3. Who will gain from the value in your offer?
- Who will these problems be the most troublesome to?
- Who will have the most to lose by not dealing with these issues?
Your case becomes compelling if you can show that the cost of NOT sorting out the problems is greater than the cost of dealing with them. Also take into account aspects like stress and reputation risks when implementing you solution, as well as a bottom line cost. All of these factors combined make up the value in your offering.
4. Think about your market
These days, technology is wonderful at delivering personalised products and services, cutting out many of the distribution challenges that previously existed. This means that it is more effective to be a big fish in a small pond rather than the other way around. It is easier to gain referrals and build your reputation.

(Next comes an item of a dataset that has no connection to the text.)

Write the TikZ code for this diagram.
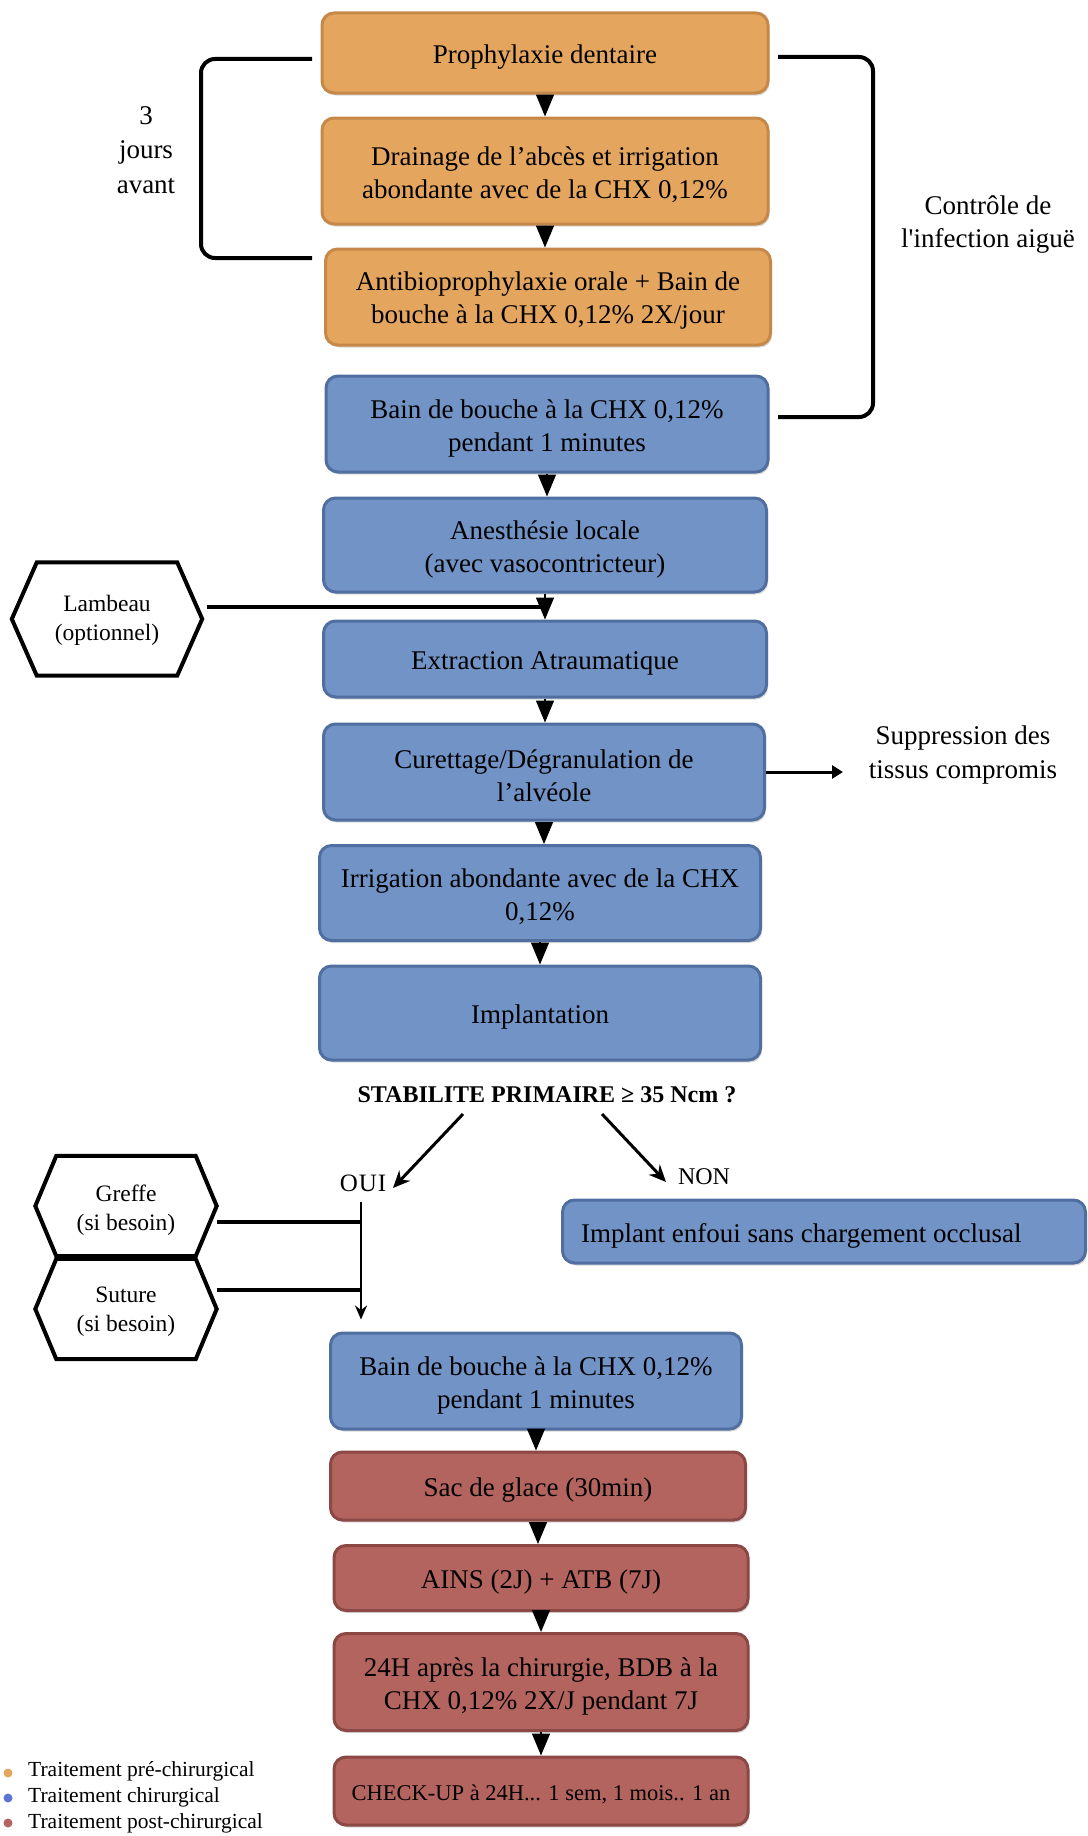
\documentclass[tikz,border=0pt]{standalone}
\usepackage{fontspec}
\setmainfont{Liberation Serif}
\usetikzlibrary{arrows.meta,shadows}
\definecolor{orf}{RGB}{228,165,94}
\definecolor{ord}{RGB}{198,136,72}
\definecolor{blf}{RGB}{113,147,198}
\definecolor{bld}{RGB}{80,110,160}
\definecolor{rdf}{RGB}{180,100,95}
\definecolor{rdd}{RGB}{140,72,68}
\newcommand\bxfont{\fontsize{27}{33}\selectfont}
\newcommand\hxfont{\fontsize{23.5}{29}\selectfont}
\newcommand\hexo[2]{\draw[hexline] ([xshift=#2]#1.north west) -- ([xshift=-#2]#1.north east) -- (#1.east) -- ([xshift=-#2]#1.south east) -- ([xshift=#2]#1.south west) -- (#1.west) -- cycle;}
\begin{document}
\begin{tikzpicture}[x=1pt,y=-1pt,
  box/.style={draw, line width=3pt, rounded corners=12pt, inner sep=0pt,
    drop shadow={shadow xshift=1.5pt,shadow yshift=-2.5pt,opacity=0.3}},
  prebox/.style={box, fill=orf, draw=ord},
  chirbox/.style={box, fill=blf, draw=bld},
  postbox/.style={box, fill=rdf, draw=rdd},
  bt/.style={align=center, font=\bxfont, inner sep=0pt, yshift=-4pt},
  hexbox/.style={inner sep=0pt, align=center, font=\hxfont},
  hexline/.style={line width=4pt, fill=white, line join=miter},
  tri/.style={line width=1.5pt, -{Triangle[width=18pt,length=22pt]}},
  thk/.style={line width=4pt},
  brk/.style={line width=4pt, rounded corners=14pt},
  diag/.style={line width=3pt, -{Stealth[length=17pt,width=15pt]}},
  plain/.style={align=center, font=\bxfont}
]
\useasboundingbox (0,0) rectangle (1087,1836);

% boxes
\node[prebox, minimum width=446pt, minimum height=80pt, label={[bt]center:{Prophylaxie dentaire}}] (p1) at (545,53) {};
\node[prebox, minimum width=446pt, minimum height=106pt, label={[bt]center:{Drainage de l’abcès et irrigation\\abondante avec de la CHX 0,12\%}}] (p2) at (545,171) {};
\node[prebox, minimum width=445pt, minimum height=96pt, label={[bt]center:{Antibioprophylaxie orale + Bain de\\bouche à la CHX 0,12\% 2X/jour}}] (p3) at (548,297) {};
\node[chirbox, minimum width=442pt, minimum height=96pt, label={[bt]center:{Bain de bouche à la CHX 0,12\%\\pendant 1 minutes}}] (b1) at (547,424) {};
\node[chirbox, minimum width=443pt, minimum height=94pt, label={[bt]center:{Anesthésie locale\\(avec vasocontricteur)}}] (b2) at (545,545) {};
\node[chirbox, minimum width=443pt, minimum height=76pt, label={[bt]center:{Extraction Atraumatique}}] (b3) at (545,659) {};
\node[chirbox, minimum width=441pt, minimum height=96pt, label={[bt]center:{Curettage/Dégranulation de\\l’alvéole}}] (b4) at (544,772) {};
\node[chirbox, minimum width=441pt, minimum height=95pt, label={[bt]center:{Irrigation abondante avec de la CHX\\0,12\%}}] (b5) at (540,893) {};
\node[chirbox, minimum width=441pt, minimum height=94pt, label={[bt]center:{Implantation}}] (b6) at (540,1013) {};
\node[font=\fontsize{24}{28}\selectfont\bfseries] (stab) at (547,1095) {STABILITE PRIMAIRE ≥ 35 Ncm ?};
\node[font=\fontsize{25}{28}\selectfont] (oui) at (363,1183) {O\kern1pt U\kern1pt I};
\node[font=\fontsize{24}{28}\selectfont] (non) at (704,1177) {NON};
\node[chirbox, minimum width=523pt, minimum height=63pt, label={[bt, anchor=west, xshift=20pt]west:{Implant enfoui sans chargement occlusal}}] (b7) at (824,1231.5) {};
\node[chirbox, minimum width=411pt, minimum height=96pt, label={[bt]center:{Bain de bouche à la CHX 0,12\%\\pendant 1 minutes}}] (b8) at (536,1381) {};
\node[postbox, minimum width=415pt, minimum height=68pt, label={[bt]center:{Sac de glace (30min)}}] (r1) at (538,1486) {};
\node[postbox, minimum width=414pt, minimum height=65pt, label={[bt]center:{AINS (2J) + ATB (7J)}}] (r2) at (541,1578) {};
\node[postbox, minimum width=414pt, minimum height=97pt, label={[bt]center:{24H après la chirurgie, BDB à la\\CHX 0,12\% 2X/J pendant 7J}}] (r3) at (541,1682) {};
\node[postbox, minimum width=414pt, minimum height=68pt, label={[bt, font=\fontsize{22.5}{27}\selectfont, yshift=1pt]center:{CHECK-UP à 24H... 1 sem, 1 mois.. 1 an}}] (r4) at (541,1791) {};

% side texts
\node[plain, font=\fontsize{27}{34.5}\selectfont] (jours) at (146,150) {3\\jours\\avant};
\node[plain] (ctrl) at (988,225) {Contrôle de\\l\textquotesingle infection aiguë};
\node[plain, font=\fontsize{27}{34}\selectfont] (supp) at (963,755) {Suppression des\\tissus compromis};

% hexagons
\node[hexbox, minimum width=190pt, minimum height=113pt] (lam) at (107,619) {};
\hexo{lam}{25pt}
\node[hexbox] at (107,620) {Lambeau\\(optionnel)};
\node[hexbox, minimum width=181pt, minimum height=100pt] (gr) at (126,1206) {};
\hexo{gr}{21pt}
\node[hexbox] at (126,1210) {Greffe\\(si besoin)};
\node[hexbox, minimum width=181pt, minimum height=100pt] (su) at (126,1309) {};
\hexo{su}{21pt}
\node[hexbox] at (126,1312) {Suture\\(si besoin)};

% vertical flow arrows
\draw[tri] (p1.south) -- (p1.south |- p2.north);
\draw[tri] (p2.south) -- (p2.south |- p3.north);
\draw[tri] (b1.south) -- (b1.south |- b2.north);
\draw[tri] (b2.south) -- (b2.south |- b3.north);
\draw[tri] (b3.south) -- (b3.south |- b4.north);
\draw[tri] (b4.south) -- (b4.south |- b5.north);
\draw[tri] (b5.south) -- (b5.south |- b6.north);
\draw[tri] (b8.south) -- (b8.south |- r1.north);
\draw[tri] (r1.south) -- (r1.south |- r2.north);
\draw[tri] (r2.south) -- (r2.south |- r3.north);
\draw[tri] (r3.south) -- (r3.south |- r4.north);

% lambeau connector
\coordinate (lj) at (545,607);
\draw[thk, shorten <=5pt] (lam.east |- lj) -- (lj);

% brackets
\draw[brk] (312,59) -- (201,59) -- (201,258) -- (312,258);
\draw[brk] (778,57) -- (873,57) -- (873,417) -- (778,417);

% curettage arrow
\coordinate (se) at (843,772);
\draw[line width=3pt, -{Triangle[width=13pt,length=11pt]}] (b4.east) -- (se);

% decision arrows
\coordinate (o1) at (463,1114);
\coordinate (o2) at (393,1188);
\coordinate (n1) at (602,1114);
\coordinate (n2) at (666,1182);
\draw[diag] (o1) -- (o2);
\draw[diag] (n1) -- (n2);

% greffe / suture connectors
\coordinate (oj) at (361,1202);
\coordinate (gj) at (361,1222);
\coordinate (sj) at (361,1290);
\draw[thk] (gj -| gr.east) -- (gj);
\draw[thk] (sj -| su.east) -- (sj);
\draw[line width=2.5pt, -{Stealth[length=14pt,width=12pt]}, shorten >=12pt] (oj) -- (oj |- b8.north);

% legend
\fill[orf] (8,1773) circle (4.5pt);
\fill[blf!80!blue] (8,1798) circle (4.5pt);
\fill[rdf] (8,1823) circle (4.5pt);
\node[anchor=west, inner sep=0pt, font=\fontsize{21.5}{26}\selectfont] (lg1) at (28,1771) {Traitement pré-chirurgical};
\node[anchor=west, inner sep=0pt, font=\fontsize{21.5}{26}\selectfont] (lg2) at (28,1797) {Traitement chirurgical};
\node[anchor=west, inner sep=0pt, font=\fontsize{21.5}{26}\selectfont] (lg3) at (28,1823) {Traitement post-chirurgical};
\end{tikzpicture}
\end{document}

So now you can start to segment your market. Do you want to work:
- With particular types of people – high net worth people, men, women, people with specific hobbies, etc.?
- In certain geographical areas?
- Around tight market sectors?
5. Look at your company internally
Does your company have a particular area of expertise? For example, do you have a lot of experience in particular markets, such as food and beverage? Do you have unique knowledge of a specific location? Are you better at getting on with certain types of people? If you can identify any of these factors, this could help you create quite an attractive offering.
6. What else is available?
Once you have decided the answers to some of these questions, you should then look at the market to see what else is available. But you need to answer this: Why am I uniquely placed to solve the problem?
It may be that for some marketplaces there is no answer. But in certain sectors or locations there may be a compelling response to that question. If you can’t answer the question, you either have the wrong target market or the wrong offering. If this is the case, more work needs to be done before you start targeting your potential customers.